Saturday, May 18, 2013

Paul Bloom — The Baby In The Well: The case against empathy


The case is against empathy as the sole explanation for morality, although it does figure prominently in a comprehensive moral theory.

The New Yorker
The Baby In The Well: The case against empathy
Paul Bloom
(h/t Lambert Strether at Naked Capitalism)

See also Book Talk: Of apes and atheists - is empathy evolution? by Ed Stoddard at Reuters.


3 comments:

Ignacio said...

Good article, definitively food for thought.

I've though about this a lot of times, and while I agree we as society have a deficit of empathy (and have some serious problems with psychopathic behaviour at responsibility positions and the environment it creates, breeding more of the same behaviour), the article is right and what we lack a lot of is what Rodger would call 'situational awareness' and lack of coordination. The major problem is more a cognitive deficit, and organisational deficit, than an emotional deficit.

But it's complex and there is a lot of unknown stuff going on, because both things are connected.

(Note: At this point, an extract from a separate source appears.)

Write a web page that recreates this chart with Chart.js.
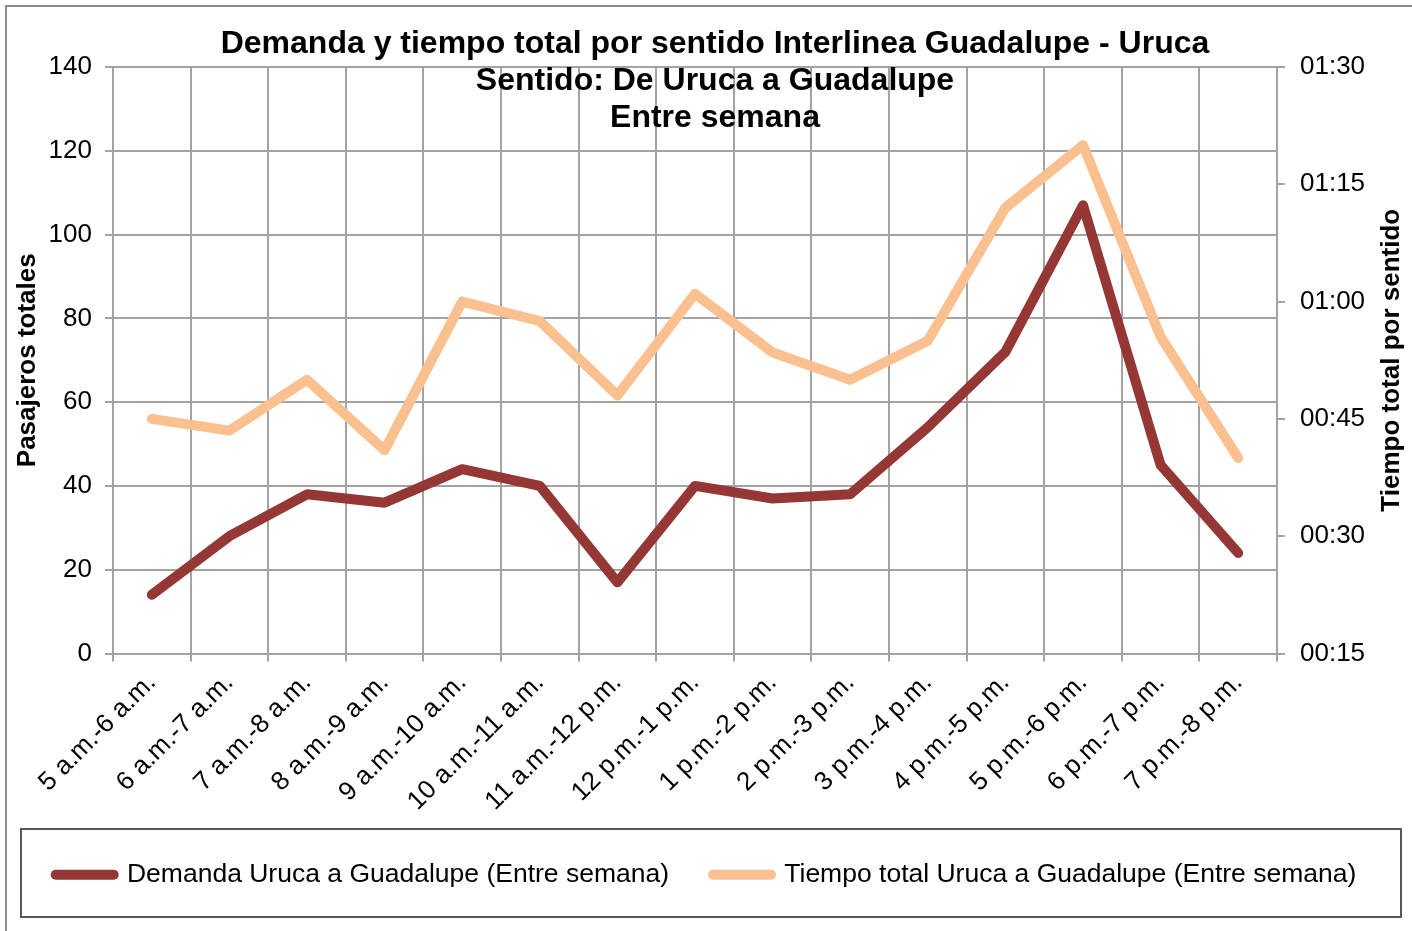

The problem with 'empathy' as an adaptive method is has evolved and works on small and related closed (and close) groups. It works to 'alleviate' some of these cognitive and organisational shortcoming, minimizing the impact of sociopaths in these small closed groups (we used to live for the majority of our history, >150k years); and promoting the right people to the right positions, increasing feedback on how they develop their functions and adjusting to that feedback.

Empathy is very important, the problem is... it cannot reach and fill the gaps open by a developed civilization at a wider scale than the small communal level, where there are limited cognitive resources (individually) and attention capacity to cope with all the related events that may impact the well functioning of society and yourself.


Relying on it alone is not going to fix our problems, and in that the article is right.

P.S: This is way more important than discussing 'economics' or macro-economics (useless), because everything else in based off these foundational issues and mechanisms. There will be no fixing of 'that' until we have fixing of 'this'. That should be very clear by now.

Off course the discourse in economics or in politics stems from these issues, so discussion at these levels will never happen because it is what in the very first place is affecting discourse to go along one line or an other.

Tom Hickey said...

P.S: This is way more important than discussing 'economics' or macro-economics (useless), because everything else in based off these foundational issues and mechanisms. There will be no fixing of 'that' until we have fixing of 'this'. That should be very clear by now.

Yes, need to spend more time investigating this. Economics is theory-based and expressed chiefly through model-building. Policy is the result of political economy and that is a lot broader subject than economics, taking into account many different disciplines that are relevant to the issues.

Anonymous said...

Bloom fails to distinguish empathy from sympathy.

His title is provocative, but problematic, as most of the opposition to empathy is also directed against alleviating suffering such as that in Dafur. Don't encourage the bastards.